**Collected material**

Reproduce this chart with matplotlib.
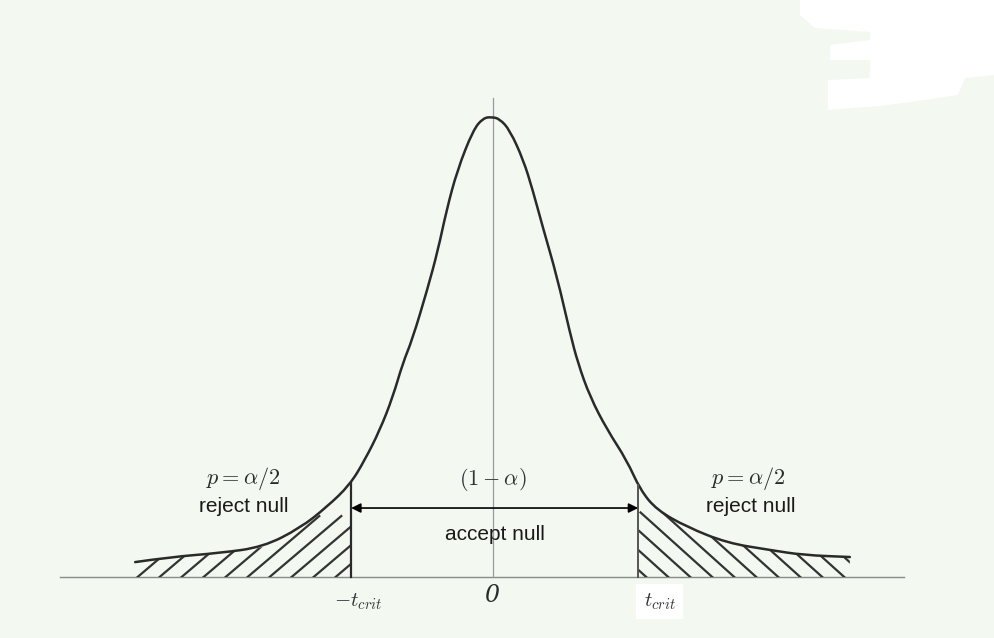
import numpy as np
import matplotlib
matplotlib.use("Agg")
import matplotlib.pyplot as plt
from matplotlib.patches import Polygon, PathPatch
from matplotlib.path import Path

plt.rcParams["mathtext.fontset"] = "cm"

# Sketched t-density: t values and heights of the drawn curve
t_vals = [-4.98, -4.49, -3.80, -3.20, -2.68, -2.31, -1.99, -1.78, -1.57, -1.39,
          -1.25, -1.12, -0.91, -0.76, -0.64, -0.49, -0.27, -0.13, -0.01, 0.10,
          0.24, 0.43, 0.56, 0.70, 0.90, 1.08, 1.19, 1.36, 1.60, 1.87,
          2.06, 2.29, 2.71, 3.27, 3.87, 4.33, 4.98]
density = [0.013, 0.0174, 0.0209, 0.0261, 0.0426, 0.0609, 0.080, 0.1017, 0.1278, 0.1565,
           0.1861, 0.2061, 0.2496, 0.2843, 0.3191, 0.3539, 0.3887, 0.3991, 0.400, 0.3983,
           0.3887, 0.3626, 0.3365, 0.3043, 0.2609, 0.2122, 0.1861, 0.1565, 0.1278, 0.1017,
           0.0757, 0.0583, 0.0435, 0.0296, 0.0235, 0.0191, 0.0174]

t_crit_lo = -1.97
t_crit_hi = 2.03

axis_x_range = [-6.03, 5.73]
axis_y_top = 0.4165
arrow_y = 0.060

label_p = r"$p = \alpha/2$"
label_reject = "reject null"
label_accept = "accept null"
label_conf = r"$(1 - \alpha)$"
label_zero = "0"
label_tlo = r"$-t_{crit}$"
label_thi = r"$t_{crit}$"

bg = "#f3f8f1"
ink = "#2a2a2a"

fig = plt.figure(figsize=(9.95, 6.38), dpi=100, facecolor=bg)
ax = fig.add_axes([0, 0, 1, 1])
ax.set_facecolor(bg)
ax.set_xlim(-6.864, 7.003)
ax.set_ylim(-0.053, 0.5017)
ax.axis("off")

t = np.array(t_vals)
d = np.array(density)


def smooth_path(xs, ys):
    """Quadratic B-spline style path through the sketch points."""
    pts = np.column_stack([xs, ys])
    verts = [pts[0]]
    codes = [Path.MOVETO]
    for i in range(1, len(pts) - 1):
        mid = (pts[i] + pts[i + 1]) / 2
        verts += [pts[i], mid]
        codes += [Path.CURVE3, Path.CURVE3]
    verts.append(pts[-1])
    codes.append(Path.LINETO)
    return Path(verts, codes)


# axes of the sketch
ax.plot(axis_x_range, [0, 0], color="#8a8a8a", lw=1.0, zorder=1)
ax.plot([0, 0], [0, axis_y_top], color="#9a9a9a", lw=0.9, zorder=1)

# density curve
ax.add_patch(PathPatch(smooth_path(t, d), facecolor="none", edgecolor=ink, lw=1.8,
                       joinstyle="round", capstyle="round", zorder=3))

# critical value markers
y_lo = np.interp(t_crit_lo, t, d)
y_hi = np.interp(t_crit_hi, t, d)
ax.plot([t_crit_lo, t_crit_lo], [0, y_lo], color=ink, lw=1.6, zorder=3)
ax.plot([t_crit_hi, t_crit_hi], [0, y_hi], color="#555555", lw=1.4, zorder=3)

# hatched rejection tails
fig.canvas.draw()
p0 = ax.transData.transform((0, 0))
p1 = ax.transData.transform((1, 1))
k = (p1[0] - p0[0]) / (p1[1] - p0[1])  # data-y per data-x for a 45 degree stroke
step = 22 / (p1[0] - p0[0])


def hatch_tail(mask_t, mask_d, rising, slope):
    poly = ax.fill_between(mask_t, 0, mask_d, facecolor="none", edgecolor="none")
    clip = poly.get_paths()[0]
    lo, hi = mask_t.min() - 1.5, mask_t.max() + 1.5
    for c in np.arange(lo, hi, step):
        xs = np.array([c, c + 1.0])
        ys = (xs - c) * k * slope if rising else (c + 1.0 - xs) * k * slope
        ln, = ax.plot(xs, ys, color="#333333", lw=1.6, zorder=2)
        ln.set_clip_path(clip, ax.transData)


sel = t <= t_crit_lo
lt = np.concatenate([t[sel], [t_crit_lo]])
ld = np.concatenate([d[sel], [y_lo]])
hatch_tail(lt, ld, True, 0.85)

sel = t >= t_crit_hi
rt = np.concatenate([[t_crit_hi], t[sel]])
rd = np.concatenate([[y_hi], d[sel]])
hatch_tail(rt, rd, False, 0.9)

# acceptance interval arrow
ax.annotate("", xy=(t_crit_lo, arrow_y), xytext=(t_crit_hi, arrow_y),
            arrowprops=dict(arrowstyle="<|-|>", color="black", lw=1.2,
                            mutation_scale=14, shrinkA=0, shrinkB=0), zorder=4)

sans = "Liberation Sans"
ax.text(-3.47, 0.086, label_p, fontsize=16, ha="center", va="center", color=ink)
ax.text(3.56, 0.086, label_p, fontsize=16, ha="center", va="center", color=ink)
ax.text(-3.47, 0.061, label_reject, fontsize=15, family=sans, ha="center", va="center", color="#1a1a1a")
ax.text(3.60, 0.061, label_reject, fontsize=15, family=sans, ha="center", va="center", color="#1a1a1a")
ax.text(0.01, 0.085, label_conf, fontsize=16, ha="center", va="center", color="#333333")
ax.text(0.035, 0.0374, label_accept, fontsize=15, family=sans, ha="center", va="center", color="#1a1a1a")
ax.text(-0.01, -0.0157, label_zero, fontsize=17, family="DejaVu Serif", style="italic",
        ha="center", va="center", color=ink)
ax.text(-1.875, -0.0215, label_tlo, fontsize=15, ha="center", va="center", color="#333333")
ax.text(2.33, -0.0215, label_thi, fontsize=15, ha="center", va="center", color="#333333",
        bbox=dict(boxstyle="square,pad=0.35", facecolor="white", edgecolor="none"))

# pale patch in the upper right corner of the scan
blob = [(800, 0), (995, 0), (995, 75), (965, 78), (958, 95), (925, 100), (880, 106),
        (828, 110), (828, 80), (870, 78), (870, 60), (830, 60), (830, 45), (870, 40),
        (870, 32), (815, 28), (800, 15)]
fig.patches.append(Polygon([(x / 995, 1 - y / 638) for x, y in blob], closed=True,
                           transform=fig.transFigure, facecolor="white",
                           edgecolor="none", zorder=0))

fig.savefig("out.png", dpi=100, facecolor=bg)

**Problem to work on**
Return the listing above unchanged, apart from dropping its pictures.

**Exercise output**
Reproduce this chart with matplotlib.
import numpy as np
import matplotlib
matplotlib.use("Agg")
import matplotlib.pyplot as plt
from matplotlib.patches import Polygon, PathPatch
from matplotlib.path import Path

plt.rcParams["mathtext.fontset"] = "cm"

# Sketched t-density: t values and heights of the drawn curve
t_vals = [-4.98, -4.49, -3.80, -3.20, -2.68, -2.31, -1.99, -1.78, -1.57, -1.39,
          -1.25, -1.12, -0.91, -0.76, -0.64, -0.49, -0.27, -0.13, -0.01, 0.10,
          0.24, 0.43, 0.56, 0.70, 0.90, 1.08, 1.19, 1.36, 1.60, 1.87,
          2.06, 2.29, 2.71, 3.27, 3.87, 4.33, 4.98]
density = [0.013, 0.0174, 0.0209, 0.0261, 0.0426, 0.0609, 0.080, 0.1017, 0.1278, 0.1565,
           0.1861, 0.2061, 0.2496, 0.2843, 0.3191, 0.3539, 0.3887, 0.3991, 0.400, 0.3983,
           0.3887, 0.3626, 0.3365, 0.3043, 0.2609, 0.2122, 0.1861, 0.1565, 0.1278, 0.1017,
           0.0757, 0.0583, 0.0435, 0.0296, 0.0235, 0.0191, 0.0174]

t_crit_lo = -1.97
t_crit_hi = 2.03

axis_x_range = [-6.03, 5.73]
axis_y_top = 0.4165
arrow_y = 0.060

label_p = r"$p = \alpha/2$"
label_reject = "reject null"
label_accept = "accept null"
label_conf = r"$(1 - \alpha)$"
label_zero = "0"
label_tlo = r"$-t_{crit}$"
label_thi = r"$t_{crit}$"

bg = "#f3f8f1"
ink = "#2a2a2a"

fig = plt.figure(figsize=(9.95, 6.38), dpi=100, facecolor=bg)
ax = fig.add_axes([0, 0, 1, 1])
ax.set_facecolor(bg)
ax.set_xlim(-6.864, 7.003)
ax.set_ylim(-0.053, 0.5017)
ax.axis("off")

t = np.array(t_vals)
d = np.array(density)


def smooth_path(xs, ys):
    """Quadratic B-spline style path through the sketch points."""
    pts = np.column_stack([xs, ys])
    verts = [pts[0]]
    codes = [Path.MOVETO]
    for i in range(1, len(pts) - 1):
        mid = (pts[i] + pts[i + 1]) / 2
        verts += [pts[i], mid]
        codes += [Path.CURVE3, Path.CURVE3]
    verts.append(pts[-1])
    codes.append(Path.LINETO)
    return Path(verts, codes)


# axes of the sketch
ax.plot(axis_x_range, [0, 0], color="#8a8a8a", lw=1.0, zorder=1)
ax.plot([0, 0], [0, axis_y_top], color="#9a9a9a", lw=0.9, zorder=1)

# density curve
ax.add_patch(PathPatch(smooth_path(t, d), facecolor="none", edgecolor=ink, lw=1.8,
                       joinstyle="round", capstyle="round", zorder=3))

# critical value markers
y_lo = np.interp(t_crit_lo, t, d)
y_hi = np.interp(t_crit_hi, t, d)
ax.plot([t_crit_lo, t_crit_lo], [0, y_lo], color=ink, lw=1.6, zorder=3)
ax.plot([t_crit_hi, t_crit_hi], [0, y_hi], color="#555555", lw=1.4, zorder=3)

# hatched rejection tails
fig.canvas.draw()
p0 = ax.transData.transform((0, 0))
p1 = ax.transData.transform((1, 1))
k = (p1[0] - p0[0]) / (p1[1] - p0[1])  # data-y per data-x for a 45 degree stroke
step = 22 / (p1[0] - p0[0])


def hatch_tail(mask_t, mask_d, rising, slope):
    poly = ax.fill_between(mask_t, 0, mask_d, facecolor="none", edgecolor="none")
    clip = poly.get_paths()[0]
    lo, hi = mask_t.min() - 1.5, mask_t.max() + 1.5
    for c in np.arange(lo, hi, step):
        xs = np.array([c, c + 1.0])
        ys = (xs - c) * k * slope if rising else (c + 1.0 - xs) * k * slope
        ln, = ax.plot(xs, ys, color="#333333", lw=1.6, zorder=2)
        ln.set_clip_path(clip, ax.transData)


sel = t <= t_crit_lo
lt = np.concatenate([t[sel], [t_crit_lo]])
ld = np.concatenate([d[sel], [y_lo]])
hatch_tail(lt, ld, True, 0.85)

sel = t >= t_crit_hi
rt = np.concatenate([[t_crit_hi], t[sel]])
rd = np.concatenate([[y_hi], d[sel]])
hatch_tail(rt, rd, False, 0.9)

# acceptance interval arrow
ax.annotate("", xy=(t_crit_lo, arrow_y), xytext=(t_crit_hi, arrow_y),
            arrowprops=dict(arrowstyle="<|-|>", color="black", lw=1.2,
                            mutation_scale=14, shrinkA=0, shrinkB=0), zorder=4)

sans = "Liberation Sans"
ax.text(-3.47, 0.086, label_p, fontsize=16, ha="center", va="center", color=ink)
ax.text(3.56, 0.086, label_p, fontsize=16, ha="center", va="center", color=ink)
ax.text(-3.47, 0.061, label_reject, fontsize=15, family=sans, ha="center", va="center", color="#1a1a1a")
ax.text(3.60, 0.061, label_reject, fontsize=15, family=sans, ha="center", va="center", color="#1a1a1a")
ax.text(0.01, 0.085, label_conf, fontsize=16, ha="center", va="center", color="#333333")
ax.text(0.035, 0.0374, label_accept, fontsize=15, family=sans, ha="center", va="center", color="#1a1a1a")
ax.text(-0.01, -0.0157, label_zero, fontsize=17, family="DejaVu Serif", style="italic",
        ha="center", va="center", color=ink)
ax.text(-1.875, -0.0215, label_tlo, fontsize=15, ha="center", va="center", color="#333333")
ax.text(2.33, -0.0215, label_thi, fontsize=15, ha="center", va="center", color="#333333",
        bbox=dict(boxstyle="square,pad=0.35", facecolor="white", edgecolor="none"))

# pale patch in the upper right corner of the scan
blob = [(800, 0), (995, 0), (995, 75), (965, 78), (958, 95), (925, 100), (880, 106),
        (828, 110), (828, 80), (870, 78), (870, 60), (830, 60), (830, 45), (870, 40),
        (870, 32), (815, 28), (800, 15)]
fig.patches.append(Polygon([(x / 995, 1 - y / 638) for x, y in blob], closed=True,
                           transform=fig.transFigure, facecolor="white",
                           edgecolor="none", zorder=0))

fig.savefig("out.png", dpi=100, facecolor=bg)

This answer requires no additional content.